Theophonos – Nightmare Visions

von am 4. Mai 2023 in Album

Theophonos – Nightmare Visions

James Hamzey (Bimetal Collector, Whitewalker) hat nach dem prolongierten Ende des schon jetzt legendären Serpent Column-Zyklus als Theophonos gewissermaßen eine Solo-Plattform erschaffen, die mit Nightmare Visions nun den Nährboden für abgründige Traumlandschaften aussät.

Dass Hamzey unter Serpent Column einen Schlussstrich ziehen würde, mag angesichts der Reputation, die das Projekt ihm einbrachte, manchen verwundert haben. Doch war der aus konzeptuellen Gründen gewollte Schritt bereits lange angekündigt – und eben nur mit einer kompromisslosen Konsequenz durchgezogen worden, die Serpent Column auch auf musikalischer Ebene seit jeher auf ein Podest hob, zu dem selbst den potentesten Epigonen zwischen den Fronten aus Black Metal und Mathcore vorerst nur empostarren können.
Anstatt nach dem Ende seines Flaggschiffs nun aber einen Schritt weiterzugehen macht Hamzey als Theophonos nun jedoch viel mehr einen zurück, wie die Liner Notes der Platte verraten: „Theophonos (“god-murderer”) in collaboration with Mystískaos and Amor Fati announces the release of Nightmare Visions, a 30-minute full-length based on visionary dreams during the Mirror in Darkness years, complete with extensive illustrations by Hafsteinn Ársælsson (Wormlust, Guðveiki). This project, at least at its outset, is distinct from Serpent Column primarily in its intensely personal, retrospective lyrical content and its overall lyrical and compositional directness. Key musical influences include Death Grips, Rixe, and Prurient’s Frozen Niagara Falls.

Diese erwähnten Referenzen muss man dieser „cartography of dreams, 2017-2019“, written and produced by Theophonos, 2020-2022“ nebst „additional engineering by Maya Chun„, nicht unbedingt anhören.
Während die Trademarks von Serpent Column – freilich alleine schon aufgrund der personellen Beteiligung – als Basis im Grunde beibehalten werden, verschiebt Nightmare Visions deren Formen weiter in den Hardcore, nutzt griffigere Strukturen und Riffs als Auftrittsfläche (weswegen man im Opener Maps of the Future sogar hardrockige Tendenzen auszumachen meint) und wirkt so ein bisschen wie eine phasenverschobene, weniger dicht gepresste Alternative zu Endless Detainment – es dürfen manchmal Converge aus der Black Metal-Perspektive als Assoziation in den Sinn kommen.
Überraschend ist dies nicht. Weite Teile der ersten Plattenhälfte sind nach dem Einstieg in Nightmare Visions ja durch die Milim Kashot Vol. 4-Compilation seit längerem bekannt – und wie sehr der Hardcore an den Höhen des Black Metal gefoltert wird, dafür steht Thousand Imaginary Swords exemplarisch. Go on to Your Gallows pendelt darüber hinaus geradezu sinnierend im Math, bevor die Zügel wieder enger gezogen und die Riffs ätzend geschleudert werden, die Saiten hirnwütig hyperventilieren und dann mit repetitiver Unberechenbarkeit durch die Gummizelle springen, bevor Lost One den Groove in der Abwärtsspirale zum dissonanten Fleischwolf jagt und als delirantes Ringelspiel im höllischen Fegefeuer rotiert.
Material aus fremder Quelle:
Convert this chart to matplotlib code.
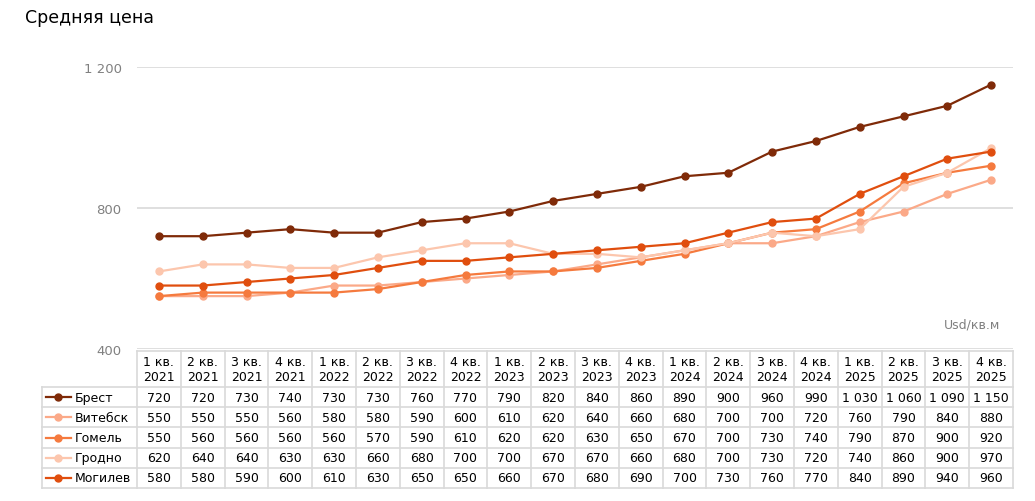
import matplotlib
matplotlib.use("Agg")
import matplotlib.pyplot as plt
from matplotlib import transforms

plt.rcParams['font.family'] = ['DejaVu Sans']

quarters = ["1 кв.\n2021", "2 кв.\n2021", "3 кв.\n2021", "4 кв.\n2021",
            "1 кв.\n2022", "2 кв.\n2022", "3 кв.\n2022", "4 кв.\n2022",
            "1 кв.\n2023", "2 кв.\n2023", "3 кв.\n2023", "4 кв.\n2023",
            "1 кв.\n2024", "2 кв.\n2024", "3 кв.\n2024", "4 кв.\n2024",
            "1 кв.\n2025", "2 кв.\n2025", "3 кв.\n2025", "4 кв.\n2025"]

cities = ["Брест", "Витебск", "Гомель", "Гродно", "Могилев"]

brest = [720, 720, 730, 740, 730, 730, 760, 770, 790, 820, 840, 860, 890, 900, 960, 990, 1030, 1060, 1090, 1150]
vitebsk = [550, 550, 550, 560, 580, 580, 590, 600, 610, 620, 640, 660, 680, 700, 700, 720, 760, 790, 840, 880]
gomel = [550, 560, 560, 560, 560, 570, 590, 610, 620, 620, 630, 650, 670, 700, 730, 740, 790, 870, 900, 920]
grodno = [620, 640, 640, 630, 630, 660, 680, 700, 700, 670, 670, 660, 680, 700, 730, 720, 740, 860, 900, 970]
mogilev = [580, 580, 590, 600, 610, 630, 650, 650, 660, 670, 680, 690, 700, 730, 760, 770, 840, 890, 940, 960]

series = [brest, vitebsk, gomel, grodno, mogilev]
colors = ["#7f2a08", "#fba988", "#f57a3e", "#fcc6ad", "#e04e0e"]
# draw order so darker lines sit on top
order = [3, 1, 2, 4, 0]

W, H = 1035, 502
fig = plt.figure(figsize=(W / 100, H / 100), dpi=100)

def fx(px):
    return px / W

def fy(py):
    return 1 - py / H

left, right, top, bottom = 137, 1013, 68, 350
ax = fig.add_axes([fx(left), fy(bottom), fx(right) - fx(left), fy(top) - fy(bottom)])

x = list(range(len(quarters)))
for k in order:
    ax.plot(x, series[k], color=colors[k], lw=1.6, marker="o", ms=5, zorder=3 + k)

ax.set_xlim(-0.5, len(quarters) - 0.5)
ax.set_ylim(400, 1200)
ax.set_yticks([400, 800, 1200])
ax.set_yticklabels(["400", "800", "1 200"], color="#808080", fontsize=9.5)
ax.tick_params(axis="y", length=0, pad=11)
ax.set_xticks([])
for s in ax.spines.values():
    s.set_visible(False)
ax.grid(axis="y", color="#d9d9d9", lw=1.2)
ax.set_axisbelow(True)

fig.text(fx(25), fy(18), "Средняя цена", fontsize=12.5, color="black", va="center", ha="left")
ax.text(0.985, fy(325), "Usd/кв.м", transform=transforms.blended_transform_factory(ax.transAxes, fig.transFigure),
        fontsize=9, color="#808080", ha="right", va="center")

# table under the chart
tr = transforms.blended_transform_factory(ax.transData, fig.transFigure)
grid_c = "#d9d9d9"
hdr_top, hdr_bot = 352, 388
row_h = 20.2
n_rows = len(cities)
tab_bot = hdr_bot + n_rows * row_h
leg_left = 42

# vertical lines of the table
for i in range(len(quarters) + 1):
    xv = i - 0.5
    ax.plot([xv, xv], [fy(hdr_top), fy(tab_bot)], transform=tr, color=grid_c, lw=1.2, clip_on=False)
fig.add_artist(plt.Line2D([fx(leg_left), fx(leg_left)], [fy(hdr_bot), fy(tab_bot)], color=grid_c, lw=1.2))
# horizontal lines
ax.plot([-0.5, len(quarters) - 0.5], [fy(hdr_top), fy(hdr_top)], transform=tr, color=grid_c, lw=1.2, clip_on=False)
for r in range(n_rows + 1):
    yy = fy(hdr_bot + r * row_h)
    fig.add_artist(plt.Line2D([fx(leg_left), fx(right)], [yy, yy], color=grid_c, lw=1.2))

for i, q in enumerate(quarters):
    ax.text(i, fy((hdr_top + hdr_bot) / 2), q, transform=tr, ha="center", va="center",
            fontsize=9, linespacing=1.15)

def fmt(v):
    return f"{v:,}".replace(",", " ")

for r, (name, vals, c) in enumerate(zip(cities, series, colors)):
    yc = fy(hdr_bot + (r + 0.5) * row_h)
    fig.add_artist(plt.Line2D([fx(46), fx(58), fx(71)], [yc, yc, yc], color=c, lw=1.6,
                              marker="o", markevery=[1], ms=5))
    fig.text(fx(75), yc, name, fontsize=9, ha="left", va="center")
    for i, v in enumerate(vals):
        ax.text(i, yc, fmt(v), transform=tr, ha="center", va="center", fontsize=9)

fig.savefig("out.png", dpi=100)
Der Rest folgt diesem Weg ästhetisch, hält das Niveau allerdings nicht nur spielend – mit A Rest in Turbulence, einem depressiv gebrochenen Instrumental, das trotzdem versöhnliches Durchatmen sein kann; und Lower Types, das seine Aggressionen in alle Richtungen ausbrechen lässt – sondern trumpft auch noch ordentlich auf: Nightmare Visionary eskaliert progressiv unter Dampf stehend bis zum Abgang im Quasi-Stadion-Moment und Of Days Past wächst als Konglomerat der bis dahin zelebrierten Attribute mit sehnsüchtigem Gitarrensolo als Sahnestück über den Ambient zum nahbaren Geschrammel ohne Distanz.
Es liegt auch an diesem Abgang – wiewohl ebenso an dem doch noch intensiveren Schaffen von Serpent Column als Messlatte – dass Nightmare Visions stets das ein bisschen unbefriedigende Gefühl mittransportiert, dass Hamzey auf dem ersten Theophonos-Album erst einen noch nicht wirklich erschöpfenden Vorgeschmack auf das vorhandene Potential dieser vielversprechenden neuen Projektionsfläche gibt.